Photographer Zeyad Gohary is the man behind the lens at Nacelle's notorious parties, beautifully capturing fleeting nightlife moments, but there's much more to his work than meets the eye. We talk to the taker of transfixing pictures about his craft.
You may know him as the friendly face behind the camera at every single cult Nacelle party. Meticulously sifting though thousands of images, 27-year-old photographer Zeyad Gohary has developed a keen ability for capturing those fleeting moments of nightlife rhapsody. Only ten are filtered from any one night and made available to the public. His cinematic framing and unsaturated palettes give the subjects of his focus a captivating kind of importance, but his work is not just about a special glare reflecting off a hazy-eyed raver in the center of a crowd. Gohary's emphatic visual rhetoric is purveyed across a diverse portfolio, from breathtaking natural landscapes and flashes of urbanity, to architecture and soul-piercing portraiture. In this in-depth interview with Gohary, we break down the technical aspects of creating the perfect nightlife photo, gaining the trust of the crowd and the rain in Ukraine...
How did you first get into photography?
Through my grandfather. He’s an architect who used to travel all over the world taking photos.
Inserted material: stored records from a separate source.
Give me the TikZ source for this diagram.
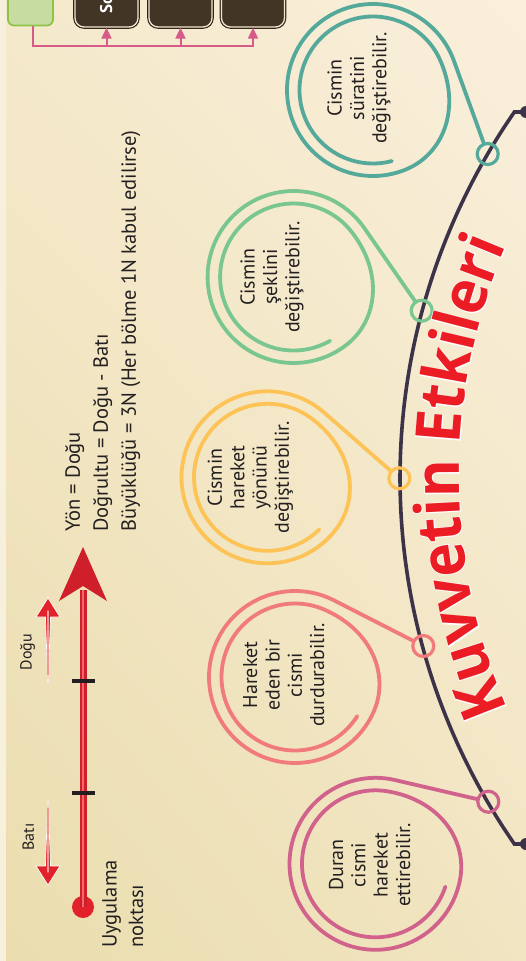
\documentclass[tikz,border=0pt]{standalone}
\usepackage{fontspec}
\setmainfont{PT Sans}
\newfontfamily\titlefont{Open Sans}[FakeStretch=0.93]
\newfontfamily\titlefontw{Open Sans}[FakeStretch=0.93, FakeBold=2.5]
\usetikzlibrary{decorations.text,arrows.meta,shadings}
\definecolor{bgUL}{HTML}{F5E9CC}
\definecolor{bgLL}{HTML}{EADDAE}
\definecolor{bgUR}{HTML}{FAEFDB}
\definecolor{bgLR}{HTML}{F1E5C2}
\definecolor{stripc}{HTML}{F7F0DC}
\definecolor{arcc}{HTML}{3C3349}
\definecolor{tealc}{HTML}{55A99A}
\definecolor{greenc}{HTML}{7AC690}
\definecolor{yellowc}{HTML}{FDC356}
\definecolor{pinkc}{HTML}{F07A7C}
\definecolor{magc}{HTML}{D0628B}
\definecolor{titlered}{HTML}{EC1C24}
\definecolor{vecred}{HTML}{E2222A}
\definecolor{vecdark}{HTML}{CE1F2A}
\definecolor{veclight}{HTML}{F4676C}
\definecolor{arrlight}{HTML}{F09A98}
\definecolor{linkpink}{HTML}{D75B88}
\definecolor{boxdark}{HTML}{433526}
\definecolor{boxcream}{HTML}{F3E8CC}
\definecolor{boxgreen}{HTML}{C7DCA0}
\definecolor{boxgreenb}{HTML}{8DC447}
\definecolor{textc}{HTML}{231F20}
\newcommand\drawbubble[7]{%
  \node[ring, draw=#7] (#1r) at (#4,#5) {};
  \coordinate (#1t) at ({#2+86*cos(#6)}, {#3-86*sin(#6)});
  \draw[spiralline, draw=#7] (#1r) -- (#1t) -- plot[domain=#6:#6+625, samples=260, smooth, variable=\q]
    ({#2+rsp(\q-#6)*cos(\q)}, {#3-rsp(\q-#6)*sin(\q)});
}
\begin{document}
\begin{tikzpicture}[x=1pt, y=-1pt,
  declare function={rsp(\u)=86-12.5*(1-cos(180*min(1,max(0,(\u-274)/90))))/2;},
  arcline/.style={draw=arcc, line width=3.6},
  spiralline/.style={line width=3.8, line cap=round, line join=round},
  ring/.style={circle, line width=3.2, minimum size=21, inner sep=0},
  btext/.style={rotate=90, align=center, text=textc, inner sep=0, font=\fontsize{20}{22.3}\selectfont},
  ltext/.style={rotate=90, align=left, text=textc, inner sep=0},
  gbox/.style={rounded corners=6, fill=boxgreen, draw=boxgreenb, line width=1.8, minimum width=45, minimum height=51, inner sep=0},
  dbox/.style={rounded corners=9, fill=boxdark, draw=boxcream, line width=1.3, minimum width=63, minimum height=50, inner sep=0,
     preaction={draw=boxdark!70!black, line width=3.6}},
  link/.style={draw=linkpink, line width=2},
  linktip/.style={-{Triangle[length=11, width=10]}},
  smallarrow/.style={fill=vecred, draw=white, line width=0.7},
  tick/.style={draw=textc, line width=3.5},
  enddot/.style={circle, fill=arcc, minimum size=12, inner sep=0}
]
\useasboundingbox (0,0) rectangle (526,961);
\clip (0,0) rectangle (526,961);
% background
\shade[lower left=bgLL, upper left=bgUL, upper right=bgUR, lower right=bgLR] (0,0) rectangle (526,961);
\fill[stripc] (0,0) rectangle (6,961);

% top boxes
\node[gbox] (gb) at (30.5,0) {};
\node[dbox] (b1) at (106.5,2) {};
\node[dbox] (b2) at (180.5,2) {};
\node[dbox] (b3) at (253,2) {};
\node[rotate=90, anchor=base west, inner sep=0, text=white, font=\fontsize{17}{17}\selectfont\bfseries] (so) at (112,13.5) {So};
\coordinate (hj) at (33.3,46);
\draw[link, linktip] ([xshift=2.8]gb.south) |- (b3.south |- hj) -- (b3.south);
\draw[link, linktip] (b1.south |- hj) -- (b1.south);
\draw[link, linktip] (b2.south |- hj) -- (b2.south);

% vector
\node[circle, fill=vecred, minimum size=22, inner sep=0] (pt) at (83,907) {};
\coordinate (vbase) at (83,590);
\coordinate (vtip) at (83,547);
\coordinate (vwr) at (107,601);
\coordinate (vwl) at (59,601);
\coordinate (vnotch) at (83,586);
\draw[line width=7, vecdark] (pt.center) -- (vbase);
\draw[line width=2.4, veclight] (pt.center) -- (vbase);
\fill[vecdark] (vtip) -- (vwr) -- (vnotch) -- (vwl) -- cycle;
\draw[tick] (72,681) -- (95,681);
\draw[tick] (72,793) -- (95,793);
\path[smallarrow] (48,797) -- (50.6,866) -- (60,866) -- (48,885) -- (36,866) -- (45.4,866) -- cycle;
\draw[arrlight, line width=1.4, line cap=round] (48,808) -- (48,872);
\path[smallarrow] (48,686) -- (50.6,617) -- (60,617) -- (48,598) -- (36,617) -- (45.4,617) -- cycle;
\draw[arrlight, line width=1.4, line cap=round] (48,675) -- (48,611);
\node[rotate=90, text=textc, inner sep=0, font=\fontsize{16}{18}\selectfont] (bati) at (28.3,837) {Batı};
\node[rotate=90, text=textc, inner sep=0, font=\fontsize{16}{18}\selectfont] (dogu) at (27.5,652) {Doğu};
\node[ltext, anchor=north west, font=\fontsize{20.5}{26.5}\selectfont] (uyg) at (102,948) {Uygulama\\noktası};
\node[ltext, anchor=north west, font=\fontsize{20.5}{28}\selectfont] (info) at (65,532)
  {Yön = Doğu\\Doğrultu = Doğu - Batı\\Büyüklüğü = 3N (Her bölme 1N kabul edilirse)};

% big arc
\node[enddot] (e1) at (526,112) {};
\node[enddot] (e2) at (526,844) {};
\draw[arcline] (e1.center) -- plot[domain=-34.7:34.7, samples=120, variable=\q] ({1043-643*cos(\q)}, {478+643*sin(\q)}) -- (e2.center);

% bubbles
\drawbubble{teal}{373}{90}{487.7}{154}{19.9}{tealc}
\drawbubble{green}{293.6}{277}{421.7}{310.7}{34.8}{greenc}
\drawbubble{yellow}{267.5}{477.3}{399.3}{478.3}{49.7}{yellowc}
\drawbubble{pink}{295}{677}{423.3}{646}{62.9}{pinkc}
\drawbubble{mag}{375.5}{863.8}{488.3}{801.7}{76.9}{magc}
\node[btext] (tealtx) at (359,88) {Cismin\\süratini\\değiştirebilir.};
\node[btext] (greentx) at (272,277) {Cismin\\şeklini\\değiştirebilir.};
\node[btext] (yellowtx) at (250.4,477.5) {Cismin\\hareket\\yönünü\\değiştirebilir.};
\node[btext] (pinktx) at (283.8,675) {Hareket\\eden bir\\cismi\\durdurabilir.};
\node[btext] (magtx) at (369.6,865) {Duran\\cismi\\hareket\\ettirebilir.};

% title along a curve concentric with the arc
\path[decorate, decoration={text along path, text align=center, text color=white,
   text={|\titlefontw\fontsize{62}{62}\selectfont\bfseries|Kuvvetin Etkileri}}]
   plot[domain=-30.15:29.85, samples=90, smooth, variable=\q] ({1043-584*cos(\q)}, {476-584*sin(\q)});
\path[decorate, decoration={text along path, text align=center, text color=titlered,
   text={|\titlefont\fontsize{62}{62}\selectfont\bfseries|Kuvvetin Etkileri}}]
   plot[domain=-30.15:29.85, samples=90, smooth, variable=\q] ({1043-584*cos(\q)}, {476-584*sin(\q)});
\end{tikzpicture}
\end{document}
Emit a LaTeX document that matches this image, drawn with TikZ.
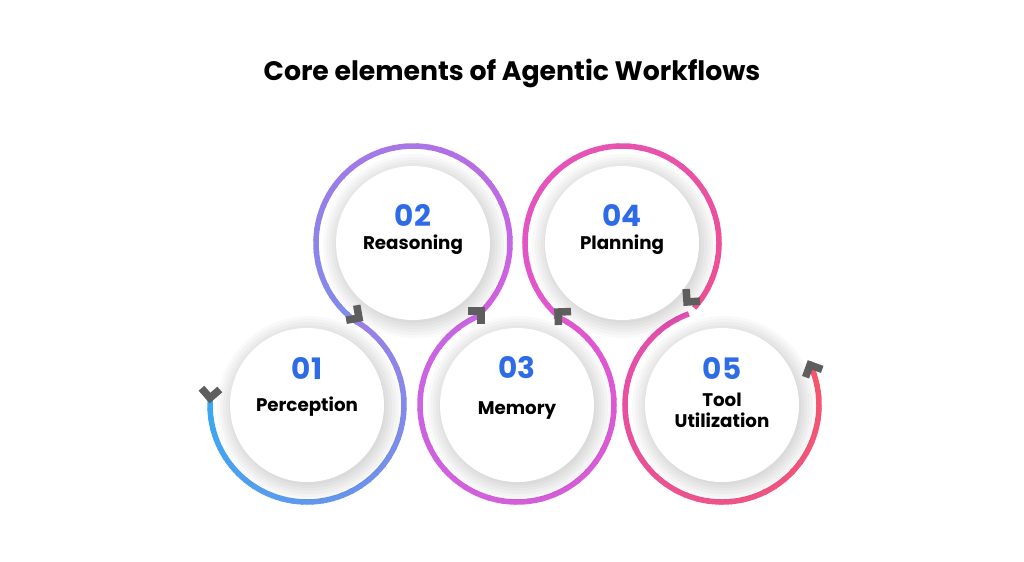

He has some beautiful stories from everywhere he’s been, and an amazing collection of 20,000 slides, many of which have won international awards. He got me my first camera when I was about 6 - it was one of those windup film cameras that were almost disposable. I hated it; it was such a tease. I loved taking photos, but this was so basic. My dad had a Pentax KX, and anytime that would come out was like Christmas for me. I loved how all the mechanical parts came together to make what may or may not be a good photograph. The good ones serve as memories that you will never forget!
Are you a full-time photographer now?
Yes, I left my corporate job in February to focus on photography full time.
Do you remember your first paid assignment?
Not as well as I should! It was either shooting food for a cafe, or assisting on a shoot for Uptown Cairo.
What camera and lenses do you use now and what did you start with?
Right now I use:
Camera: Nikon D800 E
Nikkor 70-200mm 2.8
Nikkor 24mm 2.8
Nikkor 50mm 1.8
My grandfather gave me a Sony Alpha 100. Before that, I was getting some really cool photos with some point and shoots.
Your photography ranges from portraits, to landscapes to nightlife. Which is your favourite to do and why?
I can’t say at the moment. I haven’t explored the different disciplines enough to tell you which I enjoy, and which have just landed on my plate in exciting situations. In the coming couple of years I will be exploring as many things as I can, making up for all the years where photography had been a side thing. I still have not found the type of photography that I feel most comfortable with. But having said all of that, nothing I have done beats getting lost somewhere new with a camera in hand.
What is the most difficult part of nightlife photography?
Everything. I’ve put a lot of thought into this. I’ve broken it down, I’ve analysed everything that I have done to reach what I can do now, and it really is difficult.
These are all of the variables that take place in a club or party
1) Lighting (colour and intensity and movement)
2) People (expressions and movement)
4) Your gear and settings
You’ve got to be aware of all variables, and you MUST be in the mood.
Let's take House Sessions for example. You’ve got 500 to 800 people dancing in a temple to the musical God of the night, letting go of all pressures, tensions and stresses that have built up over the past week. These people REALLY don’t appreciate having a camera snapping away at those very intimate moments. I’ve had to build a level of trust amongst the crowd over the past three years, and that hasn't been easy! Over the years people have established that I will not embarrass them, and that I will respect their privacy if they don’t want to be shot. Moreover, if their photo makes the top 10 for the night, they will be excited to see it.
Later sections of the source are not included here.